Die Klägerin betrieb im Inland Wohnungsbau, dabei ganz überwiegend auf eigenen Grundstücken, die sie nach der Bebauung jeweils wieder veräußerte, zu einem geringen Teil aber auch auf fremden Grundstücken. Sie unterhielt neben den Baustellen lediglich eine Korrespondenzadresse (Briefkasten) im Inland.

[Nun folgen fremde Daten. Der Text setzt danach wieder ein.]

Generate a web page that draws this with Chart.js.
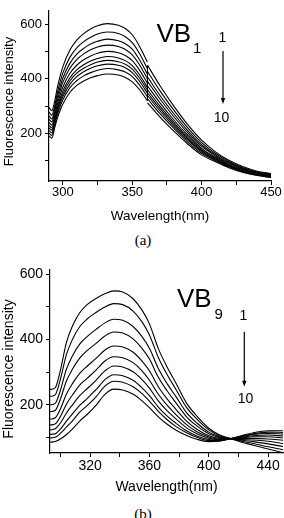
<!DOCTYPE html>
<html><head><meta charset="utf-8">
<script src="https://cdn.jsdelivr.net/npm/chart.js@4.4.1/dist/chart.umd.min.js"></script>
<style>
html,body{margin:0;padding:0;background:#fff;width:284px;height:518px;overflow:hidden;position:relative;}
canvas{position:absolute;left:0;}
#ca{top:0;} #cb{top:258px;}
.lab{position:absolute;left:0;width:284px;text-align:center;font-family:"Liberation Serif","Times New Roman",serif;font-size:15px;line-height:16px;color:#000;}
</style></head><body>
<canvas id="ca" width="284" height="224"></canvas>
<div class="lab" style="top:232px;left:1px">(a)</div>
<canvas id="cb" width="284" height="238"></canvas>
<div class="lab" style="top:506px;left:1px">(b)</div>
<script>
// ---------- Panel (a): VB1 ----------
const xA = [290,292,294,296,298,300,305,310,315,320,325,332,340,345,350,355,360.9,361,370,380,390,400,410,420,430,440,450];
const a1  = [295,283,315,368,410,445,505,542,566,583,595,603,597,585,562,522,462,450,375,300,232,175,132,100,77,61,52];
const a2  = [278,267,299,349,389,422,479,514,537,553,565,572,567,555,533,495,438,427,356,285,220,166,126,96,74,58,50];
const a3  = [264,253,285,333,371,403,457,491,512,528,538,546,540,529,509,472,418,407,339,272,210,158,121,92,71,56,48];
const a4  = [252,242,274,320,356,387,439,471,492,507,517,524,519,508,488,454,401,391,326,261,202,152,117,89,68,54,46];
const a5  = [240,230,262,306,341,370,420,450,470,484,494,501,496,486,467,434,384,374,312,249,193,145,112,85,66,52,44];
const a6  = [229,220,252,294,328,356,403,433,452,466,475,482,477,467,449,417,369,360,300,240,185,140,109,82,63,50,43];
const a7  = [220,212,244,286,318,345,392,421,439,452,462,468,463,454,436,405,359,349,291,233,180,136,106,80,62,49,42];
const a8  = [210,202,237,277,309,335,380,408,426,439,448,454,450,441,423,393,348,339,282,226,175,132,103,78,60,48,41];
const a9  = [200,192,229,267,298,323,367,393,411,423,432,438,433,425,408,379,335,327,272,218,168,127,100,76,58,46,39];
const a10 = [190,182,218,255,284,308,350,376,392,404,412,418,414,405,389,362,320,312,260,208,161,121,96,73,56,45,38];
const seriesA = [a1,a2,a3,a4,a5,a6,a7,a8,a9,a10];
const stepA = 361;            // detector step in panel (a)
const xTicksA = [300,325,350,375,400,425,450];
const xLabelsA = [300,350,400,450];
const yTicksA = [100,200,300,400,500,600];
const yLabelsA = [200,400,600];

// ---------- Panel (b): VB9 ----------
const xB = [293,295,297,300,304,308,313,318,324,330,336,342,349,355,360,366,372,378,385,392,400,407,415,422,430,440,450];
const b1  = [247,248,256,305,390,440,482,507,526,540,549,546,525,490,448,372,315,265,205,165,128,108,96,85,76,64,53];
const b2  = [226,227,234,278,353,399,439,463,483,500,510,507,487,454,414,345,292,246,192,156,123,105,96,88,81,71,62];
const b3  = [200,201,207,244,308,349,386,409,431,451,462,459,440,409,373,311,264,224,176,144,116,102,96,91,87,80,72];
const b4  = [179,180,185,217,272,308,343,366,388,411,423,420,402,373,340,284,242,205,163,135,111,100,96,93,92,88,81];
const b5  = [156,157,162,187,232,264,296,318,342,368,380,377,361,334,304,255,217,185,150,125,105,97,96,96,97,95,91];
const b6  = [138,139,143,164,201,229,260,281,306,334,347,344,329,304,275,232,198,169,139,117,101,95,96,98,102,102,98];
const b7  = [123,124,128,144,174,199,228,249,275,304,319,316,301,277,251,212,181,156,129,111,97,93,96,100,105,107,104];
const b8  = [109,110,112,125,149,171,198,219,246,277,292,289,275,252,228,193,165,143,120,104,93,91,96,102,109,112,110];
const b9  = [98,99,101,112,131,150,177,197,224,257,272,269,255,234,211,180,154,133,114,100,90,90,96,103,111,116,115];
const b10 = [85,86,88,95,108,125,150,170,198,232,248,245,232,212,191,163,140,122,106,94,87,88,96,105,114,120,120];
const seriesB = [b1,b2,b3,b4,b5,b6,b7,b8,b9,b10];
const xTicksB = [300,320,340,360,380,400,420,440];
const xLabelsB = [320,360,400,440];
const yTicksB = [100,200,300,400,500,600];
const yLabelsB = [200,400,600];

const SANS = '"Liberation Sans", Arial, Helvetica, sans-serif';

function annotPlugin(o){
  return {
    id:'annot'+o.sub,
    afterDraw(chart){
      const c = chart.ctx;
      c.save();
      c.fillStyle='#000'; c.strokeStyle='#000';
      c.textBaseline='alphabetic'; c.textAlign='left';
      c.font = o.vbSize+'px '+SANS;
      c.fillText('VB', o.vbX, o.vbY);
      c.font = '15px '+SANS;
      c.fillText(o.sub, o.subX, o.subY);
      c.textAlign='center';
      c.font = '14px '+SANS;
      c.fillText('1', o.oneX, o.oneY);
      c.fillText('10', o.tenX, o.tenY);
      c.lineWidth = 1.2;
      c.beginPath(); c.moveTo(o.arX, o.arY1); c.lineTo(o.arX, o.arY2-4); c.stroke();
      c.beginPath(); c.moveTo(o.arX-2.2, o.arY2-6); c.lineTo(o.arX+2.2, o.arY2-6); c.lineTo(o.arX, o.arY2); c.closePath(); c.fill();
      c.translate(o.tX, o.tY); c.rotate(-Math.PI/2);
      c.textAlign='center'; c.textBaseline='middle';
      c.font = o.tSize+'px '+SANS;
      c.fillText('Fluorescence intensity', 0, 0);
      c.restore();
    }
  };
}

function buildData(xs, s, gapAt){
  const pts = [];
  for (let j=0;j<s.length;j++){
    if (gapAt !== null && xs[j] >= gapAt && j>0 && xs[j-1] < gapAt) pts.push({x:(xs[j-1]+xs[j])/2, y:null});
    pts.push({x:xs[j], y:s[j]});
  }
  return pts;
}

function makeChart(id, xs, series, p){
  const datasets = series.map((s,i)=>({
    label: String(i+1),
    data: buildData(xs, s, p.gapAt),
    borderColor:'#000', borderWidth:1.1, pointRadius:0, fill:false, spanGaps:false,
    cubicInterpolationMode:'monotone'
  }));
  if (p.gapAt !== null){
    // vertical step line joining the curves at the detector switch
    const iL = xs.findIndex(v=>v>=p.gapAt)-1;
    const iR = iL+1;
    const top = Math.max(...series.map(s=>s[iR]));
    const bot = Math.min(...series.map(s=>s[iL]));
    datasets.push({label:'step', data:[{x:p.gapAt-0.05,y:top},{x:p.gapAt-0.05,y:bot}],
      borderColor:'#000', borderWidth:1.1, pointRadius:0, fill:false, tension:0});
  }
  return new Chart(document.getElementById(id), {
    type:'line',
    data:{datasets},
    options:{
      responsive:false, animation:false, devicePixelRatio:1,
      layout:{padding:{top:p.padTop, right:p.padRight, left:0, bottom:0}},
      plugins:{legend:{display:false}, tooltip:{enabled:false}},
      scales:{
        x:{type:'linear', min:p.xMin, max:p.xMax,
          afterBuildTicks:s=>{s.ticks = p.xTicks.map(v=>({value:v}));},
          afterFit:s=>{s.height = p.xH;},
          ticks:{autoSkip:false, maxRotation:0, minRotation:0, padding:p.xPad, color:'#000',
            font:{family:SANS, size:p.tickSize},
            callback:v=> p.xLabels.includes(v) ? String(v) : ''},
          grid:{display:true, drawOnChartArea:false, drawTicks:true, tickLength:4, color:'#000', lineWidth:1},
          border:{display:true, color:'#000', width:1.2},
          title:{display:true, text:'Wavelength(nm)', color:'#000', font:{family:SANS, size:p.titleSize}, padding:0}
        },
        y:{type:'linear', min:p.yMin, max:p.yMax,
          afterBuildTicks:s=>{s.ticks = p.yTicks.map(v=>({value:v}));},
          afterFit:s=>{s.width = p.yW;},
          ticks:{autoSkip:false, padding:3, color:'#000',
            font:{family:SANS, size:p.tickSize},
            callback:v=> p.yLabels.includes(v) ? String(v) : ''},
          grid:{display:true, drawOnChartArea:false, drawTicks:true, tickLength:4, color:'#000', lineWidth:1},
          border:{display:true, color:'#000', width:1.2},
          title:{display:false}
        }
      }
    },
    plugins:[annotPlugin(p.annot)]
  });
}

makeChart('ca', xA, seriesA, {
  gapAt:stepA,
  padTop:3, padRight:13, xMin:290, xMax:450, yMin:25, yMax:650,
  xTicks:xTicksA, xLabels:xLabelsA, yTicks:yTicksA, yLabels:yLabelsA,
  xH:43, yW:49, xPad:0, tickSize:13, titleSize:13.5,
  annot:{vbSize:26, vbX:156.5, vbY:42, sub:'1', subX:193, subY:52.5,
    oneX:222.5, oneY:41.5, tenX:221.5, tenY:121.5, arX:223, arY1:51, arY2:104,
    tX:9, tY:101.5, tSize:13}
});

makeChart('cb', xB, seriesB, {
  gapAt:null,
  padTop:4, padRight:1, xMin:293, xMax:450, yMin:52, yMax:615,
  xTicks:xTicksB, xLabels:xLabelsB, yTicks:yTicksB, yLabels:yLabelsB,
  xH:43, yW:50, xPad:1, tickSize:14, titleSize:14,
  annot:{vbSize:26, vbX:177, vbY:49.3, sub:'9', subX:214.5, subY:61,
    oneX:243.5, oneY:62, tenX:245.5, tenY:145, arX:244.3, arY1:73.7, arY2:128.7,
    tX:9, tY:111, tSize:14}
});
</script>
</body></html>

Die Geschäftsleitung der Klägerin sowie die Projektierung mit dem dafür benötigten Personal befanden sich in den Niederlanden. Auf den Baustellen war die Klägerin jeweils durch einen Polier und einen Bauleiter zur Leitung und Überwachung der Bauausführungen vertreten. Ausgeführt wurden die Bauarbeiten durch über die Konzernzentrale in den Niederlanden verpflichtete Subunternehmer.

Im Rahmen einer gemeinsamen steuerlichen Außenprüfung (sog. Joint Audit) einigten sich die deutschen und niederländischen Prüfer auf eine Aufteilung der Besteuerungsrechte dergestalt, dass die Veräußerungsgewinne der Klägerin aus den Bauprojekten auf eigenen Grundstücken in vollem Umfang der Besteuerung durch Deutschland unterliegen sollten. Bei den Bauprojekten auf fremden Grundstücken wurde nach der Länge der Bauzeiten differenziert: Gewinne aus Bauprojekten von weniger als zwölf Monaten sollten ausschließlich der niederländischen Besteuerung unterliegen, während die Gewinne aus Bauprojekten von mehr als zwölf Monaten zu 80 % von den Niederlanden und zu 20 % von Deutschland besteuert werden sollten. Das Finanzamt (FA) setzte dieses Prüfungsergebnis auch im Hinblick auf die Gewerbesteuer um.

Die Klägerin hielt den Aufteilungsmaßstab hinsichtlich der Bauten auf den eigenen Grundstücken mit Blick auf den in § 2 Abs. 1 Satz 1 und § 9 Nr. 3 GewStG zum Ausdruck kommenden Inlandsbezug der Gewerbesteuer für unzutreffend und beantragte mit der nach erfolglosem Einspruch erhobenen Klage eine Herabsetzung der Gewerbesteuermessbeträge.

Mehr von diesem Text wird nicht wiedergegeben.